## Aim of the exercise
Up to and including the line that contains "215, 194, 212, 110, 12, 191, 136, 213, 143]", repeat each line of the data exactly, starting from the first.

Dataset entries
━━━━━━━━━━

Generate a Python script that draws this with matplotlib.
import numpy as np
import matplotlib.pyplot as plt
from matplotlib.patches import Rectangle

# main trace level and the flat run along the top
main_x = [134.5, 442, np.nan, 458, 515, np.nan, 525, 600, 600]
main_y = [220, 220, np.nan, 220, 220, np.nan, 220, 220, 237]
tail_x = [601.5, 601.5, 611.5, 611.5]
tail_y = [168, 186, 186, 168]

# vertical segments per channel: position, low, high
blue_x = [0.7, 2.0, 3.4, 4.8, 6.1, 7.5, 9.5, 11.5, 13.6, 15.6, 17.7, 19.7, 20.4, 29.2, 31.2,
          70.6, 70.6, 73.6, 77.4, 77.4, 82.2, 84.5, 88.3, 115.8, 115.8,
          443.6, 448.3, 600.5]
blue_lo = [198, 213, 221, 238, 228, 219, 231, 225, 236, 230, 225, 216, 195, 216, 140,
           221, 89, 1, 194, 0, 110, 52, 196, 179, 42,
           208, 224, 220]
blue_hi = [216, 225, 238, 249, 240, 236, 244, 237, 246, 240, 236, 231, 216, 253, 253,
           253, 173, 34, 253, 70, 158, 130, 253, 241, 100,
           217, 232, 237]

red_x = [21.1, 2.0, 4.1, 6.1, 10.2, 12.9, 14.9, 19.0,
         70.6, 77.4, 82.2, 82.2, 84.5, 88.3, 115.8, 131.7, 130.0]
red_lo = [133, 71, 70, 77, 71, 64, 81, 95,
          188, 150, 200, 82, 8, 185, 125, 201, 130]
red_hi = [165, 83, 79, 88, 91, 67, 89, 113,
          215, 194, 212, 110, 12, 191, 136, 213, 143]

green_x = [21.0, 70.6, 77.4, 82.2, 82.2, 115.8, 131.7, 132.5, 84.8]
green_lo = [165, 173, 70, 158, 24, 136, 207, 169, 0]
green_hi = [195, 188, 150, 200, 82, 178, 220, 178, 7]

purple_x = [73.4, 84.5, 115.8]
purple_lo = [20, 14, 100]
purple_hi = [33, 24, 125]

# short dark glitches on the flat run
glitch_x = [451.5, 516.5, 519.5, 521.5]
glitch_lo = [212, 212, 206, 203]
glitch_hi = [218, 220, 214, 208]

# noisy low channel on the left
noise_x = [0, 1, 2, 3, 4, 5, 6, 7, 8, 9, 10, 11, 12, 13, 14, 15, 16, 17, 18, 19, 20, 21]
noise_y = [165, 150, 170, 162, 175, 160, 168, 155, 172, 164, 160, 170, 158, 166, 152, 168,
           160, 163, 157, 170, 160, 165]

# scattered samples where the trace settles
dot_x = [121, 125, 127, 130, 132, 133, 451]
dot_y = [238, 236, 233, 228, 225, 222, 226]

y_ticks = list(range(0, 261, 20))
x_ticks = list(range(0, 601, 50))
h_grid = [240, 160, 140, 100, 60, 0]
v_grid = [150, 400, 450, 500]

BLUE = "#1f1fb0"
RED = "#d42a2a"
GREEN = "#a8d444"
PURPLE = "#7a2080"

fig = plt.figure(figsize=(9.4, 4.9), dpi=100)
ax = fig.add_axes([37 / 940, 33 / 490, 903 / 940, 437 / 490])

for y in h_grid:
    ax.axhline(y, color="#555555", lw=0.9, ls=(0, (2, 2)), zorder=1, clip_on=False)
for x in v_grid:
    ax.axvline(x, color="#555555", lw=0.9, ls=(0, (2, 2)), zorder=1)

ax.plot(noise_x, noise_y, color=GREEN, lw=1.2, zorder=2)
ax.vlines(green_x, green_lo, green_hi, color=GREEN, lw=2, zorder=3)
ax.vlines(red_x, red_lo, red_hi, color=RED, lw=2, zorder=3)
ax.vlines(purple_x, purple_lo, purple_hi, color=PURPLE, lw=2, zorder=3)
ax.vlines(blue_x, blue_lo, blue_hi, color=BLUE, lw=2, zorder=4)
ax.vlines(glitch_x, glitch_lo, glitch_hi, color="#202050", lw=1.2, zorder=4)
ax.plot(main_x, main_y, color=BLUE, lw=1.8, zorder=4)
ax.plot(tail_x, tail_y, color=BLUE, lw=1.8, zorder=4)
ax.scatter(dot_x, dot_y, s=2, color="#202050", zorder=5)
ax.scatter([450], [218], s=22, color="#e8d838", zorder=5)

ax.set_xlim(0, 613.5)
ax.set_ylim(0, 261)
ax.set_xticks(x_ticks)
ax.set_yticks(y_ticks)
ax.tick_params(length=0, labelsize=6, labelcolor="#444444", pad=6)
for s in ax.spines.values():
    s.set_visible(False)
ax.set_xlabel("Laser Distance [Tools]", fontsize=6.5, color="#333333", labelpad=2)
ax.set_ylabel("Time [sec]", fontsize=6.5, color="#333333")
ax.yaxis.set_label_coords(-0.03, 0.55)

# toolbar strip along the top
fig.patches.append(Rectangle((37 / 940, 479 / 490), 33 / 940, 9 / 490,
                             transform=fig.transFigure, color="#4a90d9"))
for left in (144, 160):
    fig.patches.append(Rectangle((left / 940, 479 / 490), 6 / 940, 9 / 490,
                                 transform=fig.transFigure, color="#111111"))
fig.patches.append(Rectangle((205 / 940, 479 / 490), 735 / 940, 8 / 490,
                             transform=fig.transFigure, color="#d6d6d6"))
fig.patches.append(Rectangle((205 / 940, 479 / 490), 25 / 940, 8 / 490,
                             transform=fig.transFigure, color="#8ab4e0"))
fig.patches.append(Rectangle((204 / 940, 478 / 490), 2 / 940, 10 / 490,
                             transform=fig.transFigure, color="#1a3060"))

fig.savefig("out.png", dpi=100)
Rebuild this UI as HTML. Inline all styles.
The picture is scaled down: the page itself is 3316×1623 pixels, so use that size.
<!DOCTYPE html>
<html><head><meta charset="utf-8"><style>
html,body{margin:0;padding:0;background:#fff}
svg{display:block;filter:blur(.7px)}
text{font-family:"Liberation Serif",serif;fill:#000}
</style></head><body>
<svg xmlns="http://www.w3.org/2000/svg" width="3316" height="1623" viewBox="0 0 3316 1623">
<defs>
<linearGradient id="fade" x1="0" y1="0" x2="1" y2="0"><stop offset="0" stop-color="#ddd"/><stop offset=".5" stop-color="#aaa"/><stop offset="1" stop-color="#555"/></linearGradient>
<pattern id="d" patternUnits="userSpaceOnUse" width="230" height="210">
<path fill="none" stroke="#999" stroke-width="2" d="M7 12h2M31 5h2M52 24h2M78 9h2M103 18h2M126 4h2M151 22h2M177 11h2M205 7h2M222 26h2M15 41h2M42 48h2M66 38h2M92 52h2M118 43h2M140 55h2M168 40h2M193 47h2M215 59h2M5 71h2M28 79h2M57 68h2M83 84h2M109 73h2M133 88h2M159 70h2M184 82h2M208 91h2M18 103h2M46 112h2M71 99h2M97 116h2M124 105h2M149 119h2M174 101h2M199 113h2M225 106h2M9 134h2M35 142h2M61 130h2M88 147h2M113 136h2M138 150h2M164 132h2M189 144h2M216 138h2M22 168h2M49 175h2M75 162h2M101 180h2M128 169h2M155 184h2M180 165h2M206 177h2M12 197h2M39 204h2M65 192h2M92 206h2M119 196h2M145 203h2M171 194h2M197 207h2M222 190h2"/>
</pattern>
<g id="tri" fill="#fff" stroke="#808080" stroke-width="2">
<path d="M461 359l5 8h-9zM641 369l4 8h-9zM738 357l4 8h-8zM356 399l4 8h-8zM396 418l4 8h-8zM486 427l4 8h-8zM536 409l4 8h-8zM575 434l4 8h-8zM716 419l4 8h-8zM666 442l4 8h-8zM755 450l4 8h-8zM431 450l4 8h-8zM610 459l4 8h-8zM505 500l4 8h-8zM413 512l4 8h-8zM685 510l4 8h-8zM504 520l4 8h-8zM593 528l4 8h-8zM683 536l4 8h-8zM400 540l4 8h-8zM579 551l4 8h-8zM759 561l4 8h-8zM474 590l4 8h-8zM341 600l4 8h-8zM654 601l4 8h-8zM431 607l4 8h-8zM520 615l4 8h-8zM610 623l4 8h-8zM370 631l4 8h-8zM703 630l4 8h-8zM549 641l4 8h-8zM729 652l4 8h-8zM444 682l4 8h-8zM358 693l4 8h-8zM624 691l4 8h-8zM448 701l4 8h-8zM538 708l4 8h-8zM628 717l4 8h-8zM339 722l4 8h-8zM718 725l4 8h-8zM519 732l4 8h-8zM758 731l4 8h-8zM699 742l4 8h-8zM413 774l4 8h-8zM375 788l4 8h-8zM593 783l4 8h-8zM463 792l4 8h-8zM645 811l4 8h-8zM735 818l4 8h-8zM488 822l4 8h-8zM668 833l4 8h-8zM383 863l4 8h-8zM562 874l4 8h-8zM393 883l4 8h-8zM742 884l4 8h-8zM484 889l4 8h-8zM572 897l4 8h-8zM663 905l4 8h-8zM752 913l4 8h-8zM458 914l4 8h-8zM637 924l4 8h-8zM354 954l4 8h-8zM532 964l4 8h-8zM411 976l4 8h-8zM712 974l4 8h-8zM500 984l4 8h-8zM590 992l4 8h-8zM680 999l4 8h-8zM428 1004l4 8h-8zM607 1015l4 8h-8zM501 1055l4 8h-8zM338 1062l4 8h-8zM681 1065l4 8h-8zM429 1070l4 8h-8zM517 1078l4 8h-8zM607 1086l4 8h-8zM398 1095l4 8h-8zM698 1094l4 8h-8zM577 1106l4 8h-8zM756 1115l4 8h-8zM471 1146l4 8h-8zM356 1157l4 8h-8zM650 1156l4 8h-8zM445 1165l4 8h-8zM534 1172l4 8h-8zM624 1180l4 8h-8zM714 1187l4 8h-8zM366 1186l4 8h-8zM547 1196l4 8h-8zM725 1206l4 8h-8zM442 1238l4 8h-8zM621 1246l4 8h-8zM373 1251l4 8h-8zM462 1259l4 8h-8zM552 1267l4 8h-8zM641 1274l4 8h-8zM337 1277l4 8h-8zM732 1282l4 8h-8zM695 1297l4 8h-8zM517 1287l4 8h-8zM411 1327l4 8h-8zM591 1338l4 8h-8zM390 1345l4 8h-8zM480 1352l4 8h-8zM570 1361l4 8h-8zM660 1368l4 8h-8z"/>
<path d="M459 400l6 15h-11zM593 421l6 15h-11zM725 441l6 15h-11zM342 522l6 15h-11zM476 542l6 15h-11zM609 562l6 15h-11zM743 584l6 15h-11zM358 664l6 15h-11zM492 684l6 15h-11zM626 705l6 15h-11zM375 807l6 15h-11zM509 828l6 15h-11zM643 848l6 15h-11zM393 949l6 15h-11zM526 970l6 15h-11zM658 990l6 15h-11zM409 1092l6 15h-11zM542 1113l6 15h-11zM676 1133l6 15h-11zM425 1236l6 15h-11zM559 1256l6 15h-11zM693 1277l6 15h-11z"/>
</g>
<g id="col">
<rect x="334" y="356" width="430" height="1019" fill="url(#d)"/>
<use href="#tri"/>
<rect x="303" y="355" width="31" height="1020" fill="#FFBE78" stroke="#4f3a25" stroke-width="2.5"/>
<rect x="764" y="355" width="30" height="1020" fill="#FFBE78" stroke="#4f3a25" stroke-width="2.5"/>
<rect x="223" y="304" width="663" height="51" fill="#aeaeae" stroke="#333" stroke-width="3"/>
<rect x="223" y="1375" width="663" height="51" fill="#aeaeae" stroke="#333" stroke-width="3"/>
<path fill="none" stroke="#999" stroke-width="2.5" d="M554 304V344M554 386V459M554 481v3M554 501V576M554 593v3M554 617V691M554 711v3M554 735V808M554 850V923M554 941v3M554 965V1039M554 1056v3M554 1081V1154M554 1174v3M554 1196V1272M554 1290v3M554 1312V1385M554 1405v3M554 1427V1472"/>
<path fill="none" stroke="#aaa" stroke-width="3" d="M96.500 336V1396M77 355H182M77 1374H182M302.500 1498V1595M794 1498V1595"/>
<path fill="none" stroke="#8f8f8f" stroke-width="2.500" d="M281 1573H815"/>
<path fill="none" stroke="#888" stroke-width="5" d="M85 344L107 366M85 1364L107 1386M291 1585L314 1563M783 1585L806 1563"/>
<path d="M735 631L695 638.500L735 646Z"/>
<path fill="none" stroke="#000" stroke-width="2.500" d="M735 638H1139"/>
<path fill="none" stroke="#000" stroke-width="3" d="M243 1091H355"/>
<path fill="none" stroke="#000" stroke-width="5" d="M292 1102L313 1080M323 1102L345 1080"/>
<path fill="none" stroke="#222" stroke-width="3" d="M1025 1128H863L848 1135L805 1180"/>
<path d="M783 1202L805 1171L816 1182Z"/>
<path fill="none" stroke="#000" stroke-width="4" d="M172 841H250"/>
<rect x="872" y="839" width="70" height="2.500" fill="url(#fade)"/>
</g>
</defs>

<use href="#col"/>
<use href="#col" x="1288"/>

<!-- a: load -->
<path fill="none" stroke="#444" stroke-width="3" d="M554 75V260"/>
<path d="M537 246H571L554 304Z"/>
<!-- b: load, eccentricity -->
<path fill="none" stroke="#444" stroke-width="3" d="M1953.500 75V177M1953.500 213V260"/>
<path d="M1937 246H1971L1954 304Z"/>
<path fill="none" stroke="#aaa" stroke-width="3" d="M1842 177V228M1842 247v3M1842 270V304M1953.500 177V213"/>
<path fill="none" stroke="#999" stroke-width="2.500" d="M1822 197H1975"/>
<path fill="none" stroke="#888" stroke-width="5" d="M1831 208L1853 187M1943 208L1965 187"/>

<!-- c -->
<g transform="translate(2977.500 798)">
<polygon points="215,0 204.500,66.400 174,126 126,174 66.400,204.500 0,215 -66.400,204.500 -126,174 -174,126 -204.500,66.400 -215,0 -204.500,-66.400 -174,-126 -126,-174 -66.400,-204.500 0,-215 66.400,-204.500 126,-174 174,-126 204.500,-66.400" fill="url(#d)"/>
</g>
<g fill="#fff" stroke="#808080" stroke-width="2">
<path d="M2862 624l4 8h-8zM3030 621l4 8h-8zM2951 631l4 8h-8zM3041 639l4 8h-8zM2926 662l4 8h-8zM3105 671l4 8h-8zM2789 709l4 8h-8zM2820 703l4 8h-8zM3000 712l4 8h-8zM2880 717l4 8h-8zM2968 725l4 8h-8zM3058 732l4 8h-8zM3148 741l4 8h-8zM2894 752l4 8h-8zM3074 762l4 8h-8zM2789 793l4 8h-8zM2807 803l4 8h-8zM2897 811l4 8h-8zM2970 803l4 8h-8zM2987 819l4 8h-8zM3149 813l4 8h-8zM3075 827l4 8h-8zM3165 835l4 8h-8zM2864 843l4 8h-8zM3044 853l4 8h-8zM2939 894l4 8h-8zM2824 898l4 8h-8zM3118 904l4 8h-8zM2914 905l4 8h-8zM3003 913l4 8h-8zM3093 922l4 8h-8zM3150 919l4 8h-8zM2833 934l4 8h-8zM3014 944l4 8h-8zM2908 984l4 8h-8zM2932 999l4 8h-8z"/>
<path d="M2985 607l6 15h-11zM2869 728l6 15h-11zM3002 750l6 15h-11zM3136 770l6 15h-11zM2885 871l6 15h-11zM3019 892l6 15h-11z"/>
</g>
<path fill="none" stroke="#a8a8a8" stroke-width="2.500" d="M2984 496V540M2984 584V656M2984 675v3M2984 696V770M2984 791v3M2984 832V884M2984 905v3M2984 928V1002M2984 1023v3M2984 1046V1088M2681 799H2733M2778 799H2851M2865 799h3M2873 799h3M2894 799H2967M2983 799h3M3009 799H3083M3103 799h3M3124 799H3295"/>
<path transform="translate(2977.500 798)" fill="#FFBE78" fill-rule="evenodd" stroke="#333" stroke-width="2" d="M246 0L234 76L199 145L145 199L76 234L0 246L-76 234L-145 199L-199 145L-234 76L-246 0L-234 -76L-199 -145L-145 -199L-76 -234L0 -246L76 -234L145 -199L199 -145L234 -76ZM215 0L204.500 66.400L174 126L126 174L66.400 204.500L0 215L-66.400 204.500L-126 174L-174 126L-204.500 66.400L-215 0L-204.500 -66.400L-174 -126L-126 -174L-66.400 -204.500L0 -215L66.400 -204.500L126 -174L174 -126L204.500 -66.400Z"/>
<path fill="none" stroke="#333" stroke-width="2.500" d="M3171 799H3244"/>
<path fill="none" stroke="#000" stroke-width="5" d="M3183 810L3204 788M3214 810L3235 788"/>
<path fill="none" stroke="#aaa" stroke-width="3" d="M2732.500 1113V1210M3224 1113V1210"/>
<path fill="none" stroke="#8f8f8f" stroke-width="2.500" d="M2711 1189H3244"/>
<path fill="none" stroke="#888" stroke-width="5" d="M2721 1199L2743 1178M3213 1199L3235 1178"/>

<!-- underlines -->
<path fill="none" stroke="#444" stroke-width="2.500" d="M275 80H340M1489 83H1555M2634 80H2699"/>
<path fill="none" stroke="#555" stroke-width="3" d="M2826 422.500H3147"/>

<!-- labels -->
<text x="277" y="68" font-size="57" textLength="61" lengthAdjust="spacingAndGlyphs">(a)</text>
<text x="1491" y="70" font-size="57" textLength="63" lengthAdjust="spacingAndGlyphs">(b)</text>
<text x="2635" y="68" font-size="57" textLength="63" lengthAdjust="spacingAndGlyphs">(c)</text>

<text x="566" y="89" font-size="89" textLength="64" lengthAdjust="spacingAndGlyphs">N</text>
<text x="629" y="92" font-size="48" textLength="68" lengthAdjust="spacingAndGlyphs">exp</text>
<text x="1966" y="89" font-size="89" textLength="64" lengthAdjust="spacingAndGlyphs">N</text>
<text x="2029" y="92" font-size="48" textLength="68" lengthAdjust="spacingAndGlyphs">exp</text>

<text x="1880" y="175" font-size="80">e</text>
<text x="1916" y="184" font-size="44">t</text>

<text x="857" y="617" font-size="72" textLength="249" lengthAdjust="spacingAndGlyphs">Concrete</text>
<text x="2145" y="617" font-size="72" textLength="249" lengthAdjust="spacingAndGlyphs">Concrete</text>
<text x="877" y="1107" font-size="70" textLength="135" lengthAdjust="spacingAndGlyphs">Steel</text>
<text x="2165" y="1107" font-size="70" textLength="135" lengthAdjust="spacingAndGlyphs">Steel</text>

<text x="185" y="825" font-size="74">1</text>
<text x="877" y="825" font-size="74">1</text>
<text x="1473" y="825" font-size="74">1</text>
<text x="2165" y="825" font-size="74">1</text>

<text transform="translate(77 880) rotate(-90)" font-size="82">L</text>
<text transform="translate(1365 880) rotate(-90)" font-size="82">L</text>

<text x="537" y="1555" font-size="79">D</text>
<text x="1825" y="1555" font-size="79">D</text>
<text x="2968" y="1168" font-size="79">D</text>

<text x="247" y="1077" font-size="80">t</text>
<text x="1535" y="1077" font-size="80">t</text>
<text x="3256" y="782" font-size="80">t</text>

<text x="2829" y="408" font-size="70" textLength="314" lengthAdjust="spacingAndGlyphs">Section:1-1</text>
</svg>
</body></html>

━━━━━━━━━━

## Exercise result
Generate a Python script that draws this with matplotlib.
import numpy as np
import matplotlib.pyplot as plt
from matplotlib.patches import Rectangle

# main trace level and the flat run along the top
main_x = [134.5, 442, np.nan, 458, 515, np.nan, 525, 600, 600]
main_y = [220, 220, np.nan, 220, 220, np.nan, 220, 220, 237]
tail_x = [601.5, 601.5, 611.5, 611.5]
tail_y = [168, 186, 186, 168]

# vertical segments per channel: position, low, high
blue_x = [0.7, 2.0, 3.4, 4.8, 6.1, 7.5, 9.5, 11.5, 13.6, 15.6, 17.7, 19.7, 20.4, 29.2, 31.2,
          70.6, 70.6, 73.6, 77.4, 77.4, 82.2, 84.5, 88.3, 115.8, 115.8,
          443.6, 448.3, 600.5]
blue_lo = [198, 213, 221, 238, 228, 219, 231, 225, 236, 230, 225, 216, 195, 216, 140,
           221, 89, 1, 194, 0, 110, 52, 196, 179, 42,
           208, 224, 220]
blue_hi = [216, 225, 238, 249, 240, 236, 244, 237, 246, 240, 236, 231, 216, 253, 253,
           253, 173, 34, 253, 70, 158, 130, 253, 241, 100,
           217, 232, 237]

red_x = [21.1, 2.0, 4.1, 6.1, 10.2, 12.9, 14.9, 19.0,
         70.6, 77.4, 82.2, 82.2, 84.5, 88.3, 115.8, 131.7, 130.0]
red_lo = [133, 71, 70, 77, 71, 64, 81, 95,
          188, 150, 200, 82, 8, 185, 125, 201, 130]
red_hi = [165, 83, 79, 88, 91, 67, 89, 113,
          215, 194, 212, 110, 12, 191, 136, 213, 143]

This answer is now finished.